Integral representation of solutions to initial-boundary value problems in the framework of the Guyer-Krumhansl heat equation
Sergey A. Rukolaine
TL;DR
The paper develops a comprehensive Fokas unified transform framework for initial-boundary value problems of the one-dimensional energy balance and Guyer–Krumhansl constitutive system on a finite interval. It derives local and global relations, diagonalizes the governing operator, and uses contour deformation and dispersion-symmetry to construct a final integral–residue solution that accommodates general coupled boundary conditions, including Newton-type flux relations. A numerical example illustrates the method's capability to handle laser-flash–like inputs and boundary convection, highlighting agreement with traditional Fourier-based approaches.
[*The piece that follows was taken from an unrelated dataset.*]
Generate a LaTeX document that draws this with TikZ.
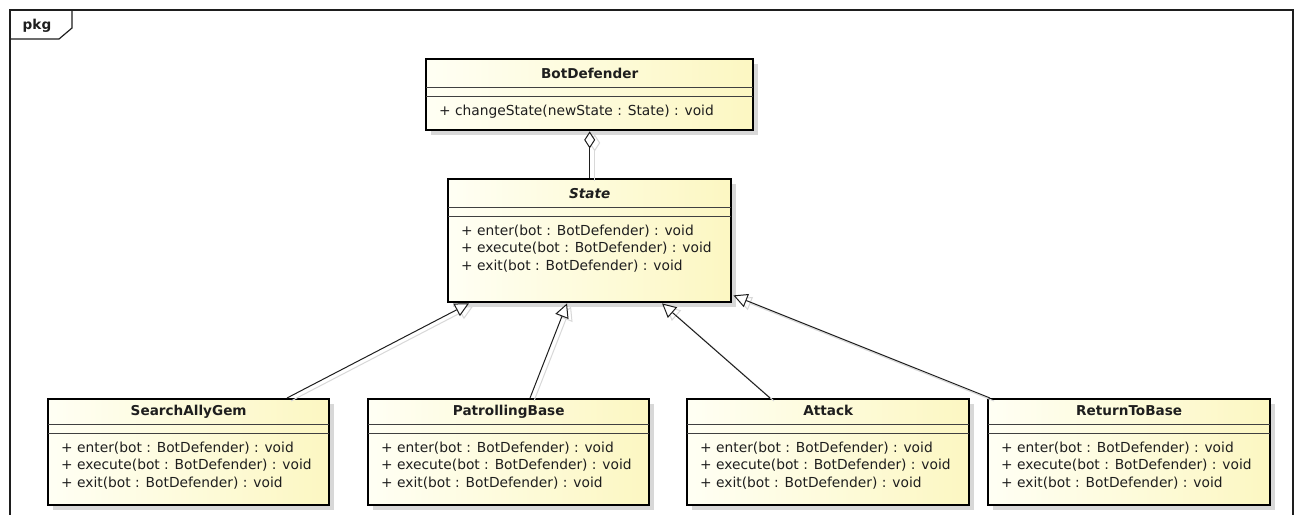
\documentclass[tikz,border=0pt]{standalone}
\usepackage{fontspec}
\setmainfont{DejaVu Sans}
\usetikzlibrary{arrows.meta,shadows,calc}

\definecolor{boxlight}{RGB}{255,255,244}
\definecolor{boxyellow}{RGB}{252,247,194}
\definecolor{shadowgray}{RGB}{216,216,216}
\definecolor{ink}{RGB}{30,30,30}

\tikzset{
  classbox/.style={draw=black, line width=2.4pt, left color=boxlight, right color=boxyellow,
    anchor=north west, inner sep=0pt,
    drop shadow={shadow xshift=5pt, shadow yshift=-5pt, fill=shadowgray, opacity=1}},
  sepline/.style={draw=black!75, line width=0.9pt},
  classname/.style={font=\fontsize{13.6}{16}\selectfont\bfseries, text=ink, anchor=base, inner sep=0pt},
  optext/.style={font=\fontsize{13.8}{17.5}\selectfont, text=ink, anchor=base west, inner sep=0pt},
  gen/.style={-{Triangle[length=14pt,width=14pt,fill=white]}, line width=1pt, draw=ink},
  genshadow/.style={gen, draw=shadowgray, transform canvas={xshift=4pt,yshift=-3pt}},
  agg/.style={{Diamond[length=17pt,width=11pt,fill=white]}-, line width=1pt, draw=ink},
  aggshadow/.style={agg, draw=shadowgray, transform canvas={xshift=5pt,yshift=-3pt}},
  framebox/.style={draw=ink, line width=1.2pt},
}

% #1 node name, #2 left, #3 top, #4 width, #5 height,
% #6 offset of the name separator, #7 class name, #8 operations
\newcommand\umlclass[8]{%
  \node[classbox, minimum width=#4pt, minimum height=#5pt] (#1) at (#2,#3) {};
  \draw[sepline] ($(#1.north west)+(1,#6)$) -- ($(#1.north east)+(-1,#6)$);
  \draw[sepline] ($(#1.north west)+(1,#6+9)$) -- ($(#1.north east)+(-1,#6+9)$);
  \node[classname] (#1-name) at ($(#1.north)+(0,#6-8.5)$) {#7};
  \foreach \op [count=\i] in {#8} {
    \node[optext] (#1-op\i) at ($(#1.north west)+(14,#6+28+17.5*\i-17.5)$) {\op};
  }%
}

\begin{document}
\begin{tikzpicture}[x=1pt,y=-1pt]
  \useasboundingbox[fill=white] (0,0) rectangle (1301,514);

  % package frame with its name tab
  \draw[framebox] (10,530) -- (10,10) -- (1293,10) -- (1293,530);
  \draw[framebox] (10,39) -- (59,39) -- (72,28) -- (72,10);
  \node[font=\fontsize{13.6}{16}\selectfont\bfseries, text=ink, anchor=base, inner sep=0pt] (pkg) at (37,29) {pkg};

  % classes
  \umlclass{bot}{425}{58}{327}{71}{29}{BotDefender}{+ changeState(newState : State) : void}
  \umlclass{state}{447}{178}{283}{123}{29}{\itshape State}
    {+ enter(bot : BotDefender) : void, + execute(bot : BotDefender) : void, + exit(bot : BotDefender) : void}
  \umlclass{sag}{47}{398}{281}{106}{26}{SearchAllyGem}
    {+ enter(bot : BotDefender) : void, + execute(bot : BotDefender) : void, + exit(bot : BotDefender) : void}
  \umlclass{pb}{367}{398}{281}{106}{26}{PatrollingBase}
    {+ enter(bot : BotDefender) : void, + execute(bot : BotDefender) : void, + exit(bot : BotDefender) : void}
  \umlclass{att}{686}{398}{282}{106}{26}{Attack}
    {+ enter(bot : BotDefender) : void, + execute(bot : BotDefender) : void, + exit(bot : BotDefender) : void}
  \umlclass{rtb}{987}{398}{282}{106}{26}{ReturnToBase}
    {+ enter(bot : BotDefender) : void, + execute(bot : BotDefender) : void, + exit(bot : BotDefender) : void}

  % aggregation: BotDefender holds a State
  \draw[aggshadow] (bot.south) -- (state.north);
  \draw[agg] (bot.south) -- (state.north);

  % generalizations to State
  \draw[genshadow] ($(sag.north west)+(240,0)$) -- ($(state.south west)+(22,0)$);
  \draw[genshadow] ($(pb.north west)+(163,0)$) -- ($(state.south west)+(120,0)$);
  \draw[genshadow] ($(att.north west)+(84,0)$) -- ($(state.south west)+(215,0)$);
  \draw[genshadow] ($(rtb.north west)+(3,0)$) -- ($(state.south east)+(1,-8)$);
  \draw[gen] ($(sag.north west)+(240,0)$) -- ($(state.south west)+(22,0)$);
  \draw[gen] ($(pb.north west)+(163,0)$) -- ($(state.south west)+(120,0)$);
  \draw[gen] ($(att.north west)+(84,0)$) -- ($(state.south west)+(215,0)$);
  \draw[gen] ($(rtb.north west)+(3,0)$) -- ($(state.south east)+(1,-8)$);
\end{tikzpicture}
\end{document}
This work extends analytical solvability of GK-type heat conduction problems with boundary couplings and provides a robust tool for studying non-Fourier heat transport in bounded domains.
Abstract
We consider initial-boundary value problems (IBVPs) on a finite interval for the system of the energy balance equation and Guyer-Krumhansl constitutive equation. Boundary conditions comprise various models of behavior of a physical system at the boundaries, including boundary conditions describing Newton's law, which states that the heat flux at the boundary is directly proportional to the difference in the temperature of the physical system and ambient temperature. In this case the boundary conditions express the relationship of unknown functions (temperature or internal energy and heat flux) with each other. To solve the problems, we apply the Fokas unified transform method. To illustrate the final formulae, we consider a numerical example for a special case in which heat exchange at one of the boundaries obeys Newton's law.